Tesla and the FBI worked together to prevent a group of ransomware hackers from attacking Tesla’s Gigafactory Nevada, according to a complaint from the FBI. The documents, first reported by Electrek, show that on August 22 the FBI arrested a 27-year-old Russian citizen named Egor Igorevich Kriuchkov in Los Angeles. 

According to a complaint shared by the Department of Justice, in July, Egor Igorevich Kriuchkov traveled to the US and contacted a Russian speaking, non-US citizen who was working at the Tesla Gigafactory in Sparks, Nevada. After meeting with that individual, Kriuchkov allegedly proposed a deal. He would pay the employee $1 million to deliver malware to computer systems at the Gigafactory. Kriuchkov and his associates allegedly planned to extract data from the network and threaten to make it public if Tesla didn’t pay a ransom.

Kriuchkov met with the employee, who remains anonymous in the complaint, several times in July and, at one of those meetings, offered him money to help introduce ransomware into Tesla’s internal computer system in order to extract company data.
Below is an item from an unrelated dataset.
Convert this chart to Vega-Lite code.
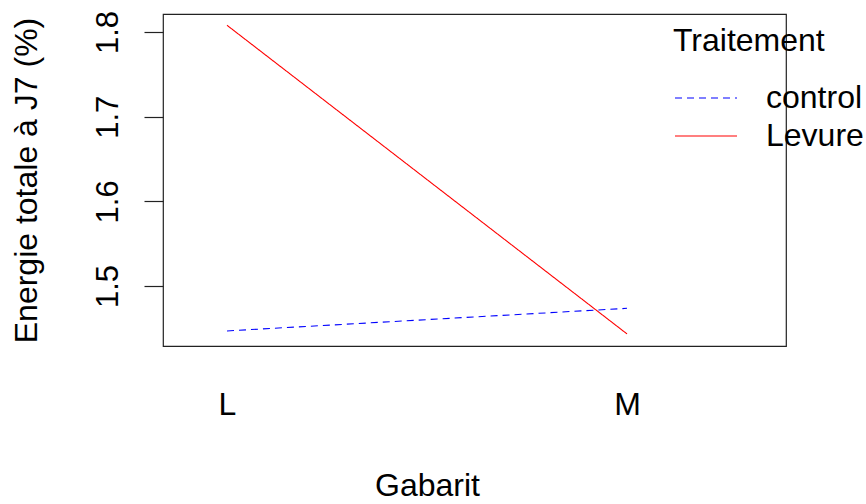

The employee agreed to help but immediately informed Tesla after the meeting. Tesla then informed the FBI.

In August, the FBI launched a sting operation with the employee, asking them to wear a wire and keep meeting with Kriuchkov. The Russian hacker met with the Tesla employee a few more times in August to discuss details of the attack and fees. The FBI learned that Kriuchkov was part of a Russian group responsible for previous cyber attacks in the U.S. The FBI didn’t say what companies were involved.

Kriuchkov and the group he represented eventually agreed to pay the Tesla employee $1 million for the hack job. He was arrested on August 22 in Los Angeles when he was trying to leave the U.S.